-- start Given data --
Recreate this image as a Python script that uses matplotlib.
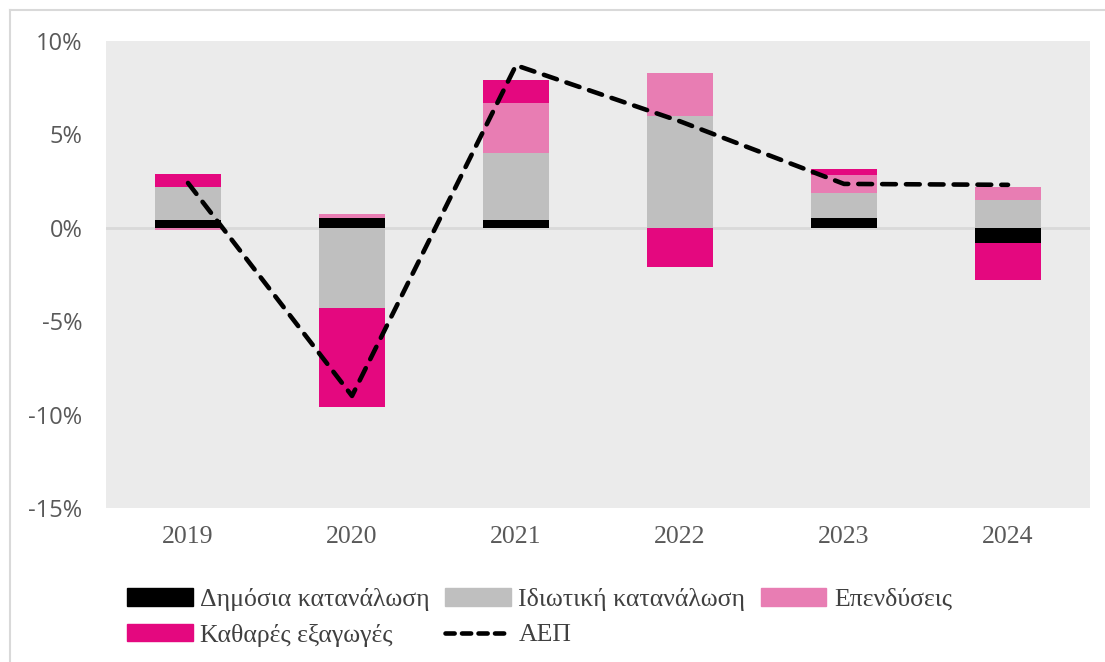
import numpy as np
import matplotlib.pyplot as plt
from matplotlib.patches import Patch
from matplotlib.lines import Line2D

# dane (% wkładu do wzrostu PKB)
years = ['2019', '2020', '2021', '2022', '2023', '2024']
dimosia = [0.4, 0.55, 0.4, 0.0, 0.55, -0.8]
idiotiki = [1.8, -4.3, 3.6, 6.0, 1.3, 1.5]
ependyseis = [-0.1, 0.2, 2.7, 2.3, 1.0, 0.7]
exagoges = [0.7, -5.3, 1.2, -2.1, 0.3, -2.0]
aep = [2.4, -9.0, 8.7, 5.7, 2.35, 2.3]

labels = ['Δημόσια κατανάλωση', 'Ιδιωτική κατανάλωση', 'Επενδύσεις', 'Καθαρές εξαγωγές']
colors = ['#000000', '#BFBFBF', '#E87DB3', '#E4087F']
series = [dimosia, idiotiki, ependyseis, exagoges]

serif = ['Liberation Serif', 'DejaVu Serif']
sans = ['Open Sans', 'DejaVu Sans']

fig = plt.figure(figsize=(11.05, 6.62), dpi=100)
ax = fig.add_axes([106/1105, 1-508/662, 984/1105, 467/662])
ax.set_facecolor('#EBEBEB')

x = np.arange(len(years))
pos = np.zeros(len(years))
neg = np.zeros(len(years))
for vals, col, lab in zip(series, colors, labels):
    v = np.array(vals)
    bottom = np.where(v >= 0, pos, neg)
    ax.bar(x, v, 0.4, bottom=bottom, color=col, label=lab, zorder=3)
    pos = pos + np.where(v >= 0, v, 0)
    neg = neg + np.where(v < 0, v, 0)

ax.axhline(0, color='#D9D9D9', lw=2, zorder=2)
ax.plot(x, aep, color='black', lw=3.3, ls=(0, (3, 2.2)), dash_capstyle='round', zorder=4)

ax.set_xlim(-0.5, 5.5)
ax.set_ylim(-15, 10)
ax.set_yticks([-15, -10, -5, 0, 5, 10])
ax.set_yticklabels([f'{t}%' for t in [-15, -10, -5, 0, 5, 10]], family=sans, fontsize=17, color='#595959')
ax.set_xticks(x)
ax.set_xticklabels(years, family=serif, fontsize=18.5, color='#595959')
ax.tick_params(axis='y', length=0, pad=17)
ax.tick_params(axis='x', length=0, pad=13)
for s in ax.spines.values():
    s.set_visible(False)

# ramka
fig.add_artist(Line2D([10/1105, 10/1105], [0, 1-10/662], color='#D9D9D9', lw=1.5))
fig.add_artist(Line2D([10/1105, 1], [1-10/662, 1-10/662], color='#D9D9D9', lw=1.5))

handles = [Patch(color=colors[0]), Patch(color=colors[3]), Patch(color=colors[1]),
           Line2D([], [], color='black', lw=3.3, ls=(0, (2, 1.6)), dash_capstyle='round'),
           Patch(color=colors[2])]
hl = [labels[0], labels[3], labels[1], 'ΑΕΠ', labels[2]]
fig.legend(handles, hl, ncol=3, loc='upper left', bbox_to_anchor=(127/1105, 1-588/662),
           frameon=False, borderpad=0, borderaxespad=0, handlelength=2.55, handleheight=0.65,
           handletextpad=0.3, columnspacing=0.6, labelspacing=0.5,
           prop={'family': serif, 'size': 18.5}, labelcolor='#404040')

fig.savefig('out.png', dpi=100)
-- end Given data --
-- start Given data --
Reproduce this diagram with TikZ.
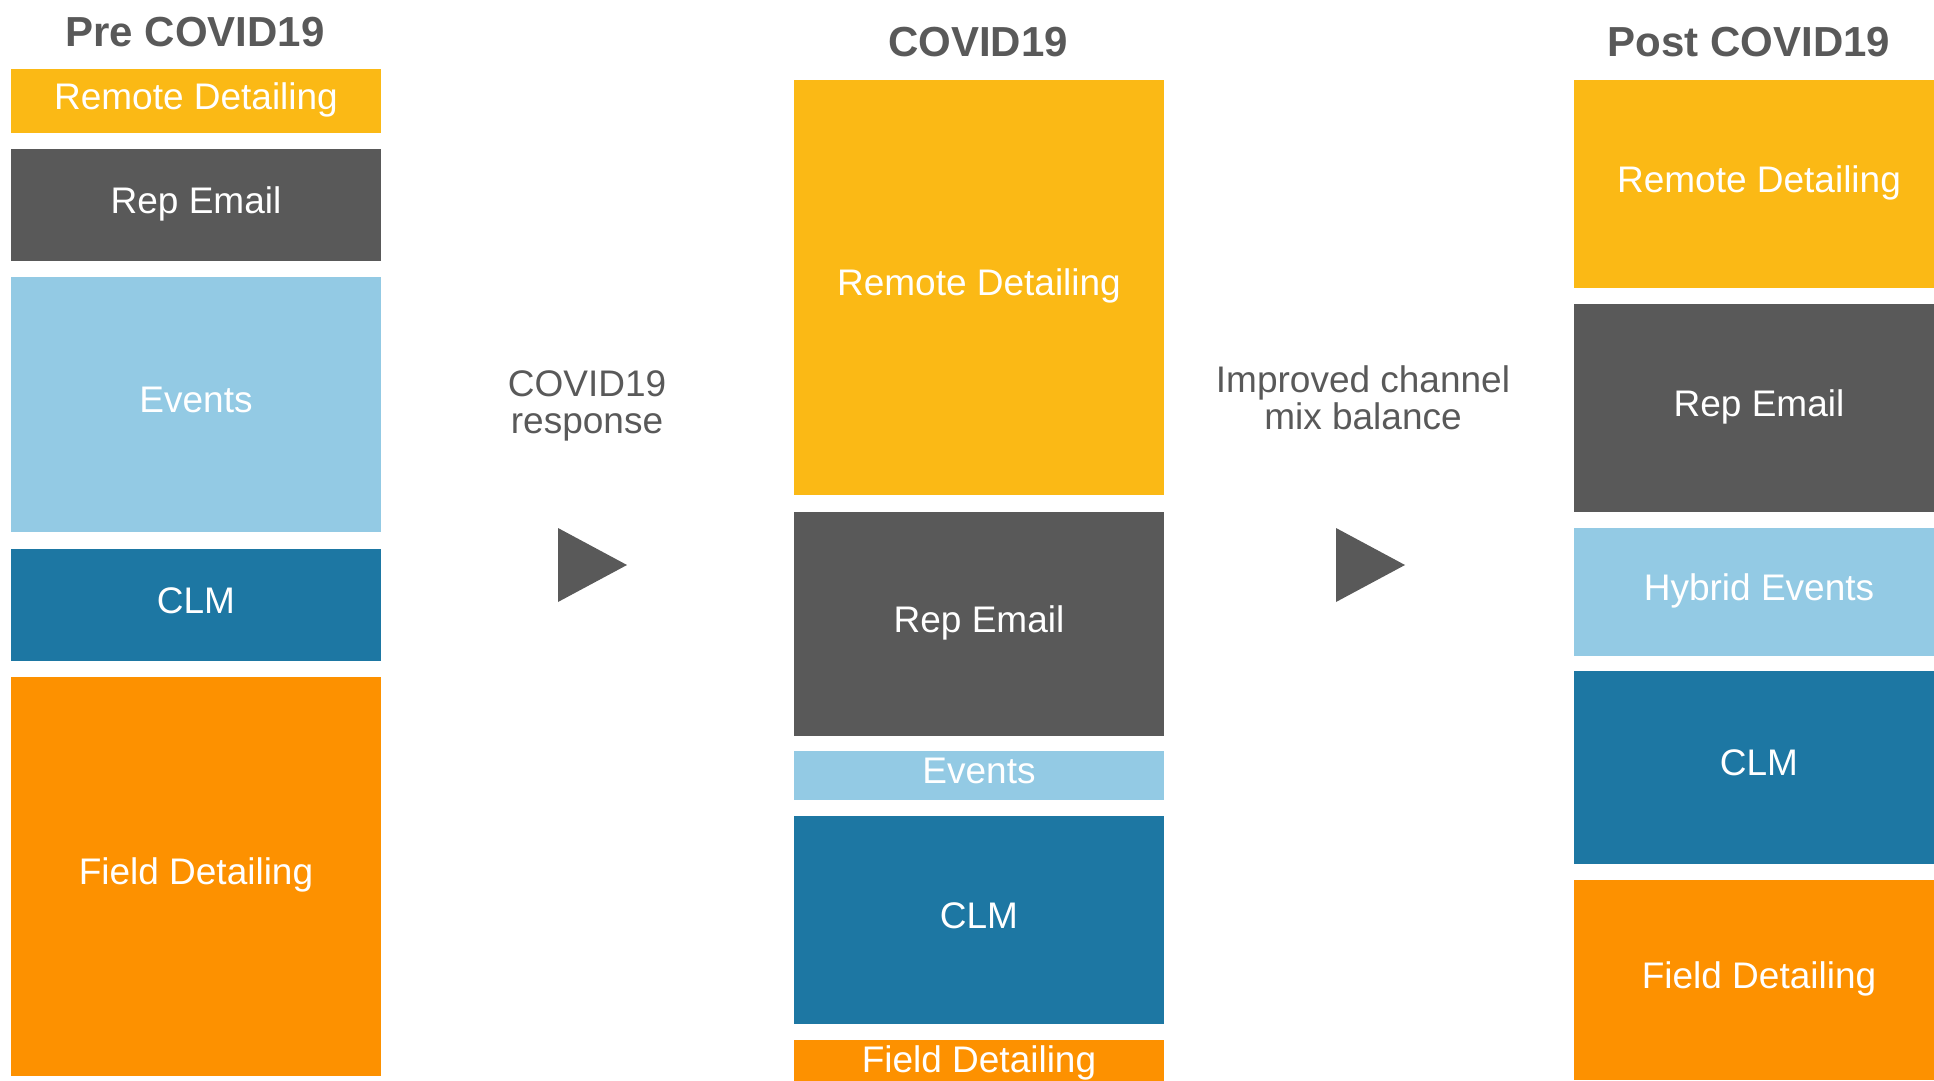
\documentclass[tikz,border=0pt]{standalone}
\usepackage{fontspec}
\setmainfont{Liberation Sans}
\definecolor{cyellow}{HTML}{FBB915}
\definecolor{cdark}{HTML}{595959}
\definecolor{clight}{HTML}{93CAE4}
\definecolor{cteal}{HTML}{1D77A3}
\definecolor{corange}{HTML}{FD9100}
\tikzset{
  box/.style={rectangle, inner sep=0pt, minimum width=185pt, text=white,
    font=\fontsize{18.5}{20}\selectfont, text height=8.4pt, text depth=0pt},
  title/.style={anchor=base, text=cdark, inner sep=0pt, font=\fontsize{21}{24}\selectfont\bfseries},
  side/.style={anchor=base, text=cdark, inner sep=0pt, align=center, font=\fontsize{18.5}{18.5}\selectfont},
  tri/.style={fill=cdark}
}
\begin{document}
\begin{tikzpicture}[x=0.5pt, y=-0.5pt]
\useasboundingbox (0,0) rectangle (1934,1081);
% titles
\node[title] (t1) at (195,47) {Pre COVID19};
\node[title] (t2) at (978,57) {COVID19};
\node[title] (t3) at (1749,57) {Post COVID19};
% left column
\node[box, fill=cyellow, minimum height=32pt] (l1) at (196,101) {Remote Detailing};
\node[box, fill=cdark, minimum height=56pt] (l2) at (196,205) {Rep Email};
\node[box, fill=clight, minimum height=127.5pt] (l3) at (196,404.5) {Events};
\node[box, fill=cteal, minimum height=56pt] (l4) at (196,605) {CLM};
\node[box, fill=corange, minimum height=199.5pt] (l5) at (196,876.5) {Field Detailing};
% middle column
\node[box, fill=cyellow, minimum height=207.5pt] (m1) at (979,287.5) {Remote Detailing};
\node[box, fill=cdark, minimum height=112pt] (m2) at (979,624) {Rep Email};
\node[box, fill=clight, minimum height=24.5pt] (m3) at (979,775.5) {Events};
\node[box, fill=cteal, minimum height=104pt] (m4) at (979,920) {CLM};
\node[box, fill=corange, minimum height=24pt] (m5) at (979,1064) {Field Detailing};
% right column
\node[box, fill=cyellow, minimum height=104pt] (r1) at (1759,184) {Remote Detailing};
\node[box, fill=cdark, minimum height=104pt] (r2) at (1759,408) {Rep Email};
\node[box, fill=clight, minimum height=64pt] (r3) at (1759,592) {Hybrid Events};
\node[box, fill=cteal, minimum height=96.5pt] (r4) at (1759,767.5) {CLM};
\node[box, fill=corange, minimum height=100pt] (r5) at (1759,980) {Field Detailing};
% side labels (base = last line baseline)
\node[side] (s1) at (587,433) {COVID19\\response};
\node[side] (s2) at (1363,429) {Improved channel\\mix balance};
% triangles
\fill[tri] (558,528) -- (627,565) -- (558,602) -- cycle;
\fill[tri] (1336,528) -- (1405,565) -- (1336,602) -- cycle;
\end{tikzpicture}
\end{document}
-- end Given data --
Within the listing above, extract exactly the lines that run from the one containing "Recreate this image" through the one containing "aep = [2.4, -9.0, 8.7, 5.7, 2.35, 2.3]", excluding any pictures.

Recreate this image as a Python script that uses matplotlib.
import numpy as np
import matplotlib.pyplot as plt
from matplotlib.patches import Patch
from matplotlib.lines import Line2D

# dane (% wkładu do wzrostu PKB)
years = ['2019', '2020', '2021', '2022', '2023', '2024']
dimosia = [0.4, 0.55, 0.4, 0.0, 0.55, -0.8]
idiotiki = [1.8, -4.3, 3.6, 6.0, 1.3, 1.5]
ependyseis = [-0.1, 0.2, 2.7, 2.3, 1.0, 0.7]
exagoges = [0.7, -5.3, 1.2, -2.1, 0.3, -2.0]
aep = [2.4, -9.0, 8.7, 5.7, 2.35, 2.3]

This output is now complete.